Berlin Buys Almost 15,000 Apartments from Real Estate Companies

Berlin just closed a huge deal about the purchase of as many as 14,750 apartments from the two real estate giants Vonovia and Deutsche Wohnen. It is worth billions. The pact is supposed to be another step in the fight against the city state’s affordable housing crisis.

Sofia/Bulgaria, September 18th, 2021 (The Berlin Spectator) — Berlin just took another step in the fight against its affordable housing crisis. Just nine days before the elections for both the Berlin Bundestag and the Berlin House of Representatives, it committed to purchasing 14,750 apartments from Deutsche Wohnen and Vonovia. With 2.46 billion Euro (2.88 billion U.S. Dollars or 2.1 billion Pounds Sterling), the price tag is rather large.

Affordable Segment

According to several German-language media reports, the three state-owned real estate companies Howoge, Degewo und Berlinovo will be covering the amount with loans. The Senate insists the purchase will not affect Berlin’s budget. “The deal is exemplary for a caring Berlin”, the federal state’s Finance Senator Matthias Kollatz was quoted as saying. He stated the 30,000 tenants affected could now rely on the fact that their apartments would be part of the affordable segment permanently.

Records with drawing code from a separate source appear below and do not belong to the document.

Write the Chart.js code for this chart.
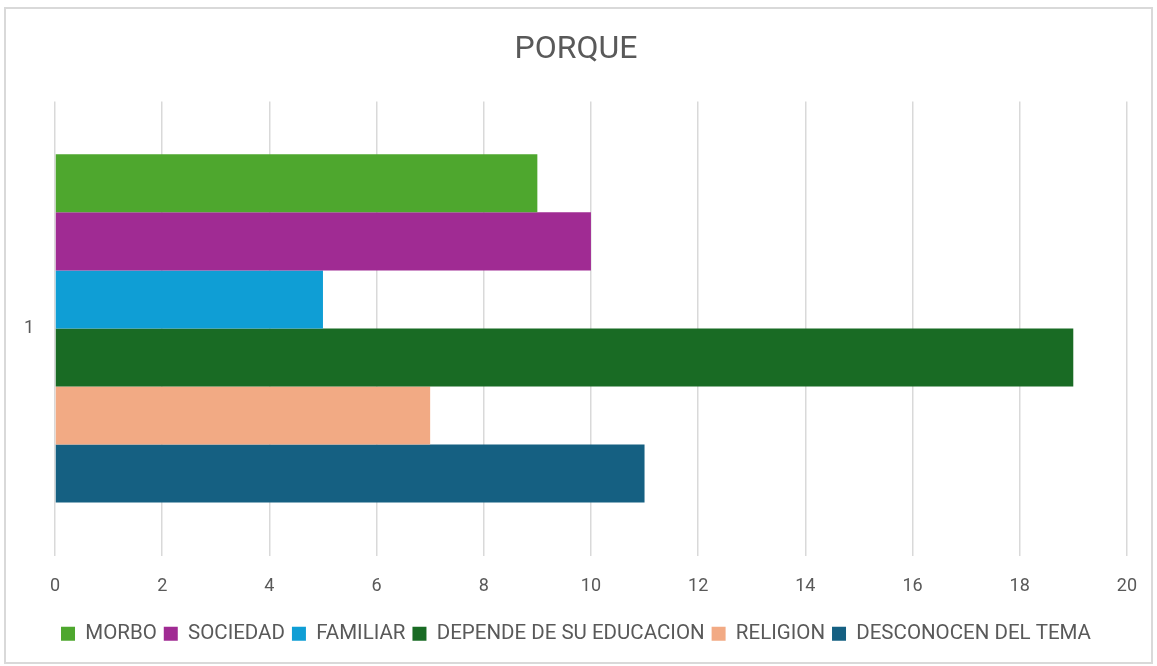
<!DOCTYPE html>
<html>
<head>
<meta charset="utf-8">
<script src="https://cdn.jsdelivr.net/npm/chart.js@4"></script>
<style>
  html, body { margin: 0; padding: 0; background: #fff; }
  #frame { position: absolute; left: 4px; top: 7px; width: 1145px; height: 653px; border: 2px solid #d9d9d9; }
  #wrap { position: absolute; left: 0; top: 0; width: 1157px; height: 666px; }
</style>
</head>
<body>
<div id="frame"></div>
<div id="wrap"><canvas id="chart"></canvas></div>
<script>
// data
const categories = ["1"];
const seriesNames = ["MORBO", "SOCIEDAD", "FAMILIAR", "DEPENDE DE SU EDUCACION", "RELIGION", "DESCONOCEN DEL TEMA"];
const seriesValues = [[9], [10], [5], [19], [7], [11]];
const seriesColors = ["#4ea72e", "#a02b93", "#0f9ed5", "#196b24", "#f2aa84", "#156082"];

const textColor = "#595959";
const fontFamily = "Roboto, 'Liberation Sans', sans-serif";

const ctx = document.getElementById("chart").getContext("2d");
new Chart(ctx, {
  type: "bar",
  data: {
    labels: categories,
    datasets: seriesNames.map((name, i) => ({
      label: name,
      data: seriesValues[i],
      backgroundColor: seriesColors[i],
      borderWidth: 0,
      categoryPercentage: 0.767,
      barPercentage: 1
    }))
  },
  options: {
    indexAxis: "y",
    responsive: true,
    maintainAspectRatio: false,
    animation: false,
    layout: { padding: { left: 25, right: 30, top: 0, bottom: 12 } },
    plugins: {
      title: {
        display: true,
        text: "PORQUE",
        color: textColor,
        font: { family: fontFamily, size: 32, weight: "normal" },
        padding: { top: 31, bottom: 32 }
      },
      legend: {
        position: "bottom",
        labels: {
          color: textColor,
          font: { family: fontFamily, size: 20.5 },
          boxWidth: 14,
          boxHeight: 14,
          padding: 7
        }
      },
      tooltip: { enabled: false }
    },
    scales: {
      x: {
        min: 0,
        max: 20,
        ticks: { stepSize: 2, color: textColor, font: { family: fontFamily, size: 18 }, padding: 20 },
        grid: { color: "#d9d9d9", lineWidth: 1.5, drawTicks: false },
        border: { display: false },
        afterFit: (s) => { s.height = 61; }
      },
      y: {
        ticks: { color: textColor, font: { family: fontFamily, size: 18 }, padding: 21 },
        grid: { display: false, drawTicks: false },
        border: { display: false },
        afterFit: (s) => { s.width = 30; }
      }
    }
  }
});
</script>
</body>
</html>
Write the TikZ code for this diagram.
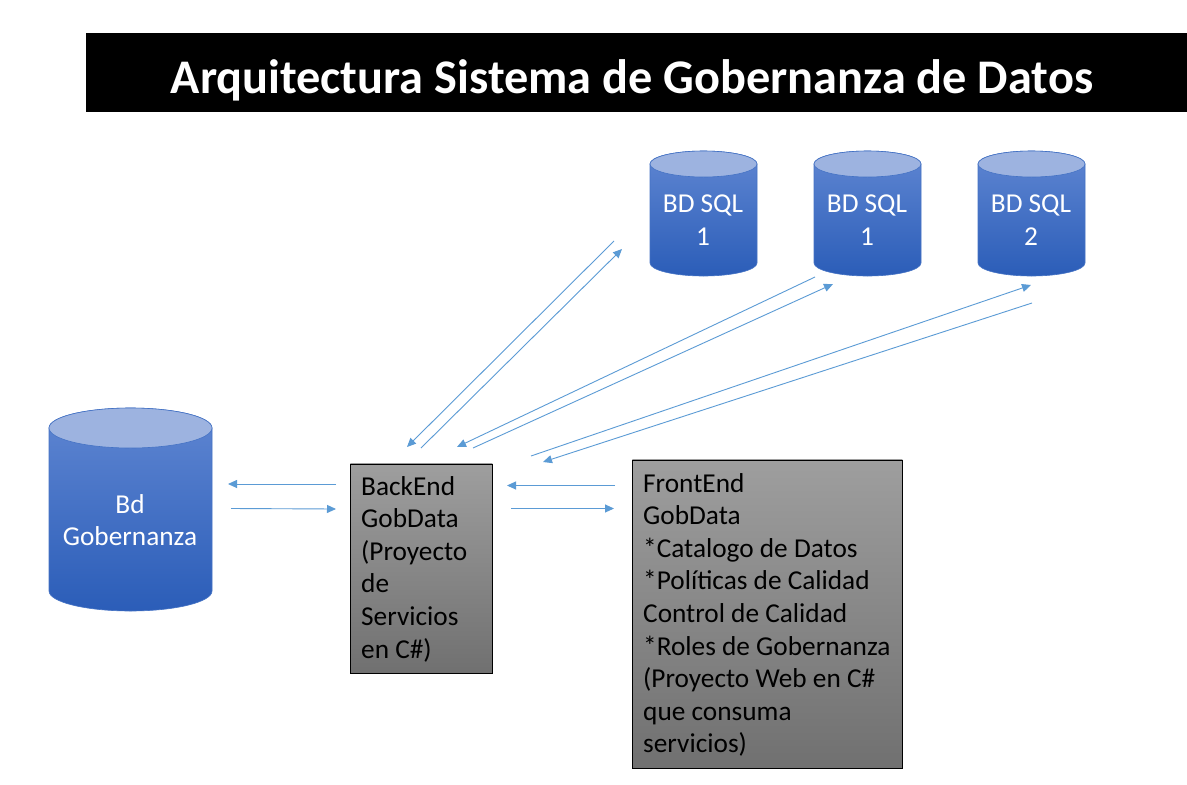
\documentclass[tikz,border=0pt]{standalone}
\usepackage{fontspec}
\setmainfont{Carlito}
\usetikzlibrary{arrows.meta}
\definecolor{arrowblue}{HTML}{5B9BD5}
\definecolor{cyltop}{HTML}{5F86D2}
\definecolor{cylbot}{HTML}{2B5DB8}
\definecolor{cylcap}{HTML}{9DB3E0}
\definecolor{cyledge}{HTML}{4472C4}
\tikzset{
  x=1pt,y=-1pt,
  link/.style={draw=arrowblue,line width=0.9pt,-{Triangle[length=9pt,width=8pt]}},
  graybox/.style={draw=black,line width=0.8pt,top color=black!38,bottom color=black!56,anchor=north west,inner sep=0pt},
  boxtext/.style={align=left,anchor=north west,inner sep=0pt,font=\fontsize{27.3}{32.6}\selectfont,text=black},
  cyltext/.style={align=center,text=white,inner sep=0pt,font=\fontsize{27.3}{32.6}\selectfont},
  titletext/.style={text=white,font=\fontsize{48.3}{56}\selectfont\bfseries,inner sep=0pt}
}
% #1 left, #2 right, #3 top, #4 bottom, #5 cap half height
\newcommand{\dbcyl}[5]{%
  \path[draw=cyledge,line width=0.6pt,top color=cyltop,bottom color=cylbot]
    (#1,#3+#5) -- (#1,#4-#5)
    arc[start angle=180,end angle=360,x radius={(#2-#1)/2},y radius=-#5]
    -- (#2,#3+#5)
    arc[start angle=0,end angle=180,x radius={(#2-#1)/2},y radius=-#5] -- cycle;
  \path[draw=cyledge,line width=0.6pt,fill=cylcap]
    ({(#1+#2)/2},{#3+#5}) ellipse[x radius={(#2-#1)/2},y radius=#5];
}
\begin{document}
\begin{tikzpicture}
\useasboundingbox (0,0) rectangle (1187,785);
\fill[white] (0,0) rectangle (1187,785);
\fill[black] (86,33) rectangle (1187,112);
\node[titletext] (title) at (632,80.500) {Arquitectura Sistema de Gobernanza de Datos};

\dbcyl{650}{757}{151}{276}{13}
\dbcyl{814}{921}{151}{276}{13}
\dbcyl{978}{1085}{151}{276}{13}
\dbcyl{49}{212}{408}{611}{20}

\node[cyltext] (sqla) at (703,220) {BD SQL\\1};
\node[cyltext] (sqlb) at (867,220) {BD SQL\\1};
\node[cyltext] (sqlc) at (1031,220) {BD SQL\\2};
\node[cyltext] (gob) at (130,520) {Bd\\Gobernanza};

\node[graybox,minimum width=142pt,minimum height=209pt] (back) at (350,463.500) {};
\node[boxtext] (backt) at (361,476) {BackEnd\\GobData\\(Proyecto\\de\\Servicios\\en C\#)};
\node[graybox,minimum width=270pt,minimum height=308pt] (front) at (632,459.500) {};
\node[boxtext] (frontt) at (643,473) {FrontEnd\\GobData\\*Catalogo de Datos\\*Políticas de Calidad\\Control de Calidad\\*Roles de Gobernanza\\(Proyecto Web en C\#\\que consuma\\servicios)};

\coordinate (a1) at (614,241); \coordinate (a2) at (407,447);
\coordinate (a3) at (421,448); \coordinate (a4) at (622,249);
\coordinate (b1) at (815,277); \coordinate (b2) at (457,447);
\coordinate (b3) at (473,448); \coordinate (b4) at (833,284);
\coordinate (c1) at (1032,303); \coordinate (c2) at (543,462);
\coordinate (c3) at (531,456); \coordinate (c4) at (1031,285);
\coordinate (d1) at (336,484); \coordinate (d2) at (228,484);
\coordinate (d3) at (231,508.500); \coordinate (d4) at (336,509);
\coordinate (e1) at (615,485.500); \coordinate (e2) at (507,485.500);
\coordinate (e3) at (511,508.500); \coordinate (e4) at (614,508.500);
\draw[link] (a1) -- (a2);
\draw[link] (a3) -- (a4);
\draw[link] (b1) -- (b2);
\draw[link] (b3) -- (b4);
\draw[link] (c1) -- (c2);
\draw[link] (c3) -- (c4);
\draw[link] (d1) -- (d2);
\draw[link] (d3) -- (d4);
\draw[link] (e1) -- (e2);
\draw[link] (e3) -- (e4);
\end{tikzpicture}
\end{document}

By buying thousands of apartments, Berlin’s three-way left-wing government coalition intends to influence the housing market and make sure more Berliners can actually afford to live in their city. An earlier attempt to keep the rents under control, the so-called Rent Cap, failed when Germany’s Federal Constitutional Court came to the conclusion that it violated the country’s basic law. This happened in April. Now, Berlin is starting a new ‘Rent Cap’ initiative for the entire country in the Bundesrat.

Many Winners

On September 26th, Berliners do not just have the opportunity to take part in elections for the Bundestag and their own House of Representatives, but also in a referendum about dispossessions of large real estate companies. A spokesman for the organization ‘Deutsche Wohnen & Co. enteignen’, which organized the referendum, slammed the Berlin Senate for agreeing to the purchase shortly before it is scheduled to take place. Moheb Shafaqyar stated the movement generally supported the transfer of apartment into the public sector, but not by striking “back room deals” with “speculative prices”.

According to the CEOs of Vonovia and Deutsche Wohnen, Rolf Buch and Michael Zahn, there are many winners in this deal, and no losers. The two real estate giants intend to merge. Their first attempt failed. With the deal, they are selling some 10 percent of the apartments they own in the German capital. Berlin’s own real estate companies now have more than 350,000 apartments.

Construction Activities

The deal is not supposed to affect the construction activities commissioned by several state-owned companies. Step by step, more public housing is supposed to be available. At this stage, the total number of rental apartments in the city, held by both private and state-owned companies, is 1.67 million. Some of the apartments Berlin just purchased used to be public property before. Since the year 2000, the city state had sold 20,000 apartments for relatively low prices.

On Friday, Berlin’s departing Governing Mayor Michael Müller said at the Bundesrat, there was a right to live. It was more important than profits on the housing market. Müller demanded more possibilities for the regulation of rents in Germany.